Według nowego projektu, który jest na ukończeniu, parterowa część pralni zostanie nadbudowana do wysokości istniejącego pierwszego piętra. Do tego na elewacji poza czerwoną cegłą pojawi się kolor zielony. Obie zmiany ustalono ze śląskim wojewódzkim konserwatorem zabytków. Wewnątrz ma powstać sześć mieszkań, w tym trzy dla osób ze specjalnymi potrzebami, np. poruszających się na wózkach. Remont będzie prowadzony we współpracy z fundacją Habitat For Humanity.
- Samorząd pozyska środki, a lukę wypełnią partnerzy fundacji. Dlaczego to robimy? Ponieważ wierzymy, że w Polsce jest dużo pustostanów, które należy zaadaptować, a dopiero później budować nowe budynki. Poza tym, w samorządach brakuje mieszkań dostępnych dla osób ze specjalnymi potrzebami – wyjaśnił Mateusz Piegza z Habitat For Humanity.
Budynki sprzed ponad 100 lat
Kolonia Zgorzelec została zbudowana na przełomie XIX i XX w. Pierwotnie składała się z 37 jedno- lub dwupiętrowych familoków. Na każdym piętrze były po dwa mieszkania z dwiema lub trzema izbami (w tym z kuchnią), wyposażone były w piece węglowe, energię elektryczną oraz bieżącą zimną wodę. Brakowało kanalizacji, więc toalety ulokowano na zewnątrz obok komórek na węgiel i chlewików. W jednym z budynków działała pralnia i piekarnia.

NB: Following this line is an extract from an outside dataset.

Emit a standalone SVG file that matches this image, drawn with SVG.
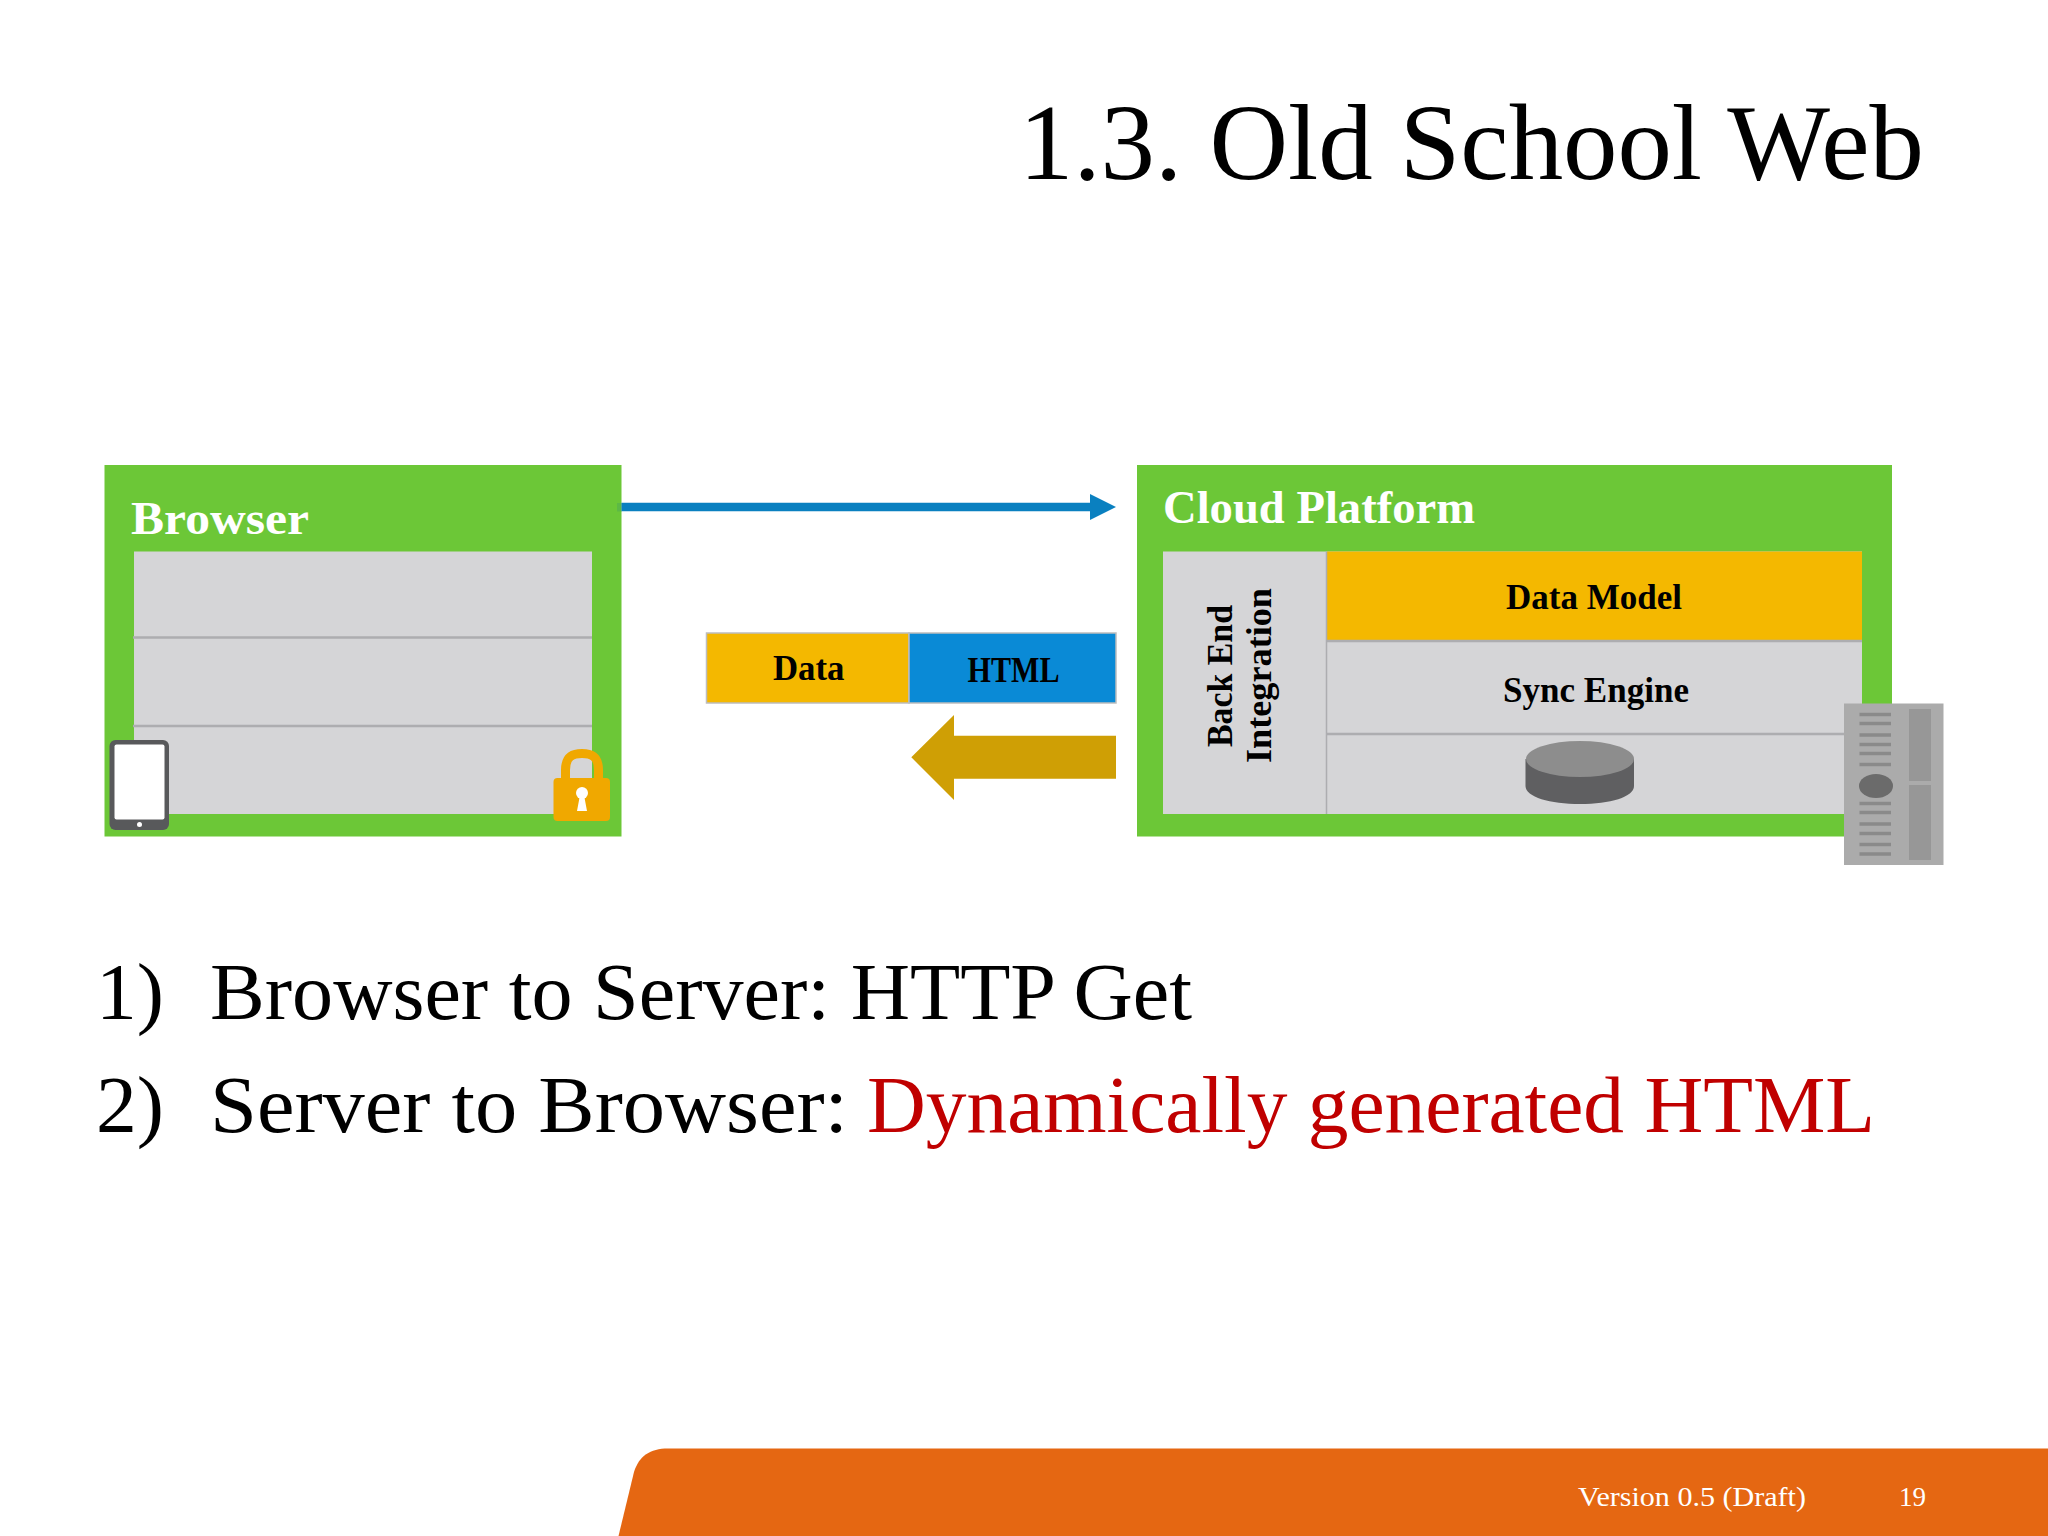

Osiedle powstało dla pracowników Huty Hubertus (Hubertushütte), ale nie bezpośrednio przy samym zakładzie, tylko na uboczu – w dolinie rzeki Bytomki – przez co do dziś pozostaje wyjątkowe ze względu na swoje położenie i kameralny charakter.
Charakterystyczne osiedle śląskie
- Kolonia Zgorzelec jest osiedlem charakterystycznym dla krajobrazu Górnego Śląska. Składa się z budynków wolnostojących, wielorodzinnych, dzięki czemu jest tutaj dużo zieleni. Odznacza się prostotą familoków wykonanych z czerwonej cegły, gdzie można dostrzec tylko kilka detali, takich jak gzymsy czy łuki okienne – wyjaśnił Łukasz Konarzewski, śląski wojewódzki konserwator zabytków.
Przez lata część zabudowań rozebrano. Przede wszystkim zniknęły budynki gospodarcze, ale również kilka familoków. Pozostałe trzeba było zabezpieczyć przed szkodami górniczymi.
Pierwszą próbę rewitalizacji Kolonii Zgorzelec podjęto na początku lat 90. XX w. Wówczas próbowano przekształcić ją w osiedle artystyczne, w którym zamieszkaliby przedstawiciele wolnych zawodów. We współpracy z Północną Nadrenią-Westfalią oraz miastem Recklinghausen udało się wyremontować dziewięć z 34 familoków, które przetrwały stopniową degradację, ale na tym projekt zakończono. W 1994 r. osiedle wpisano do rejestru zabytków woj. śląskiego.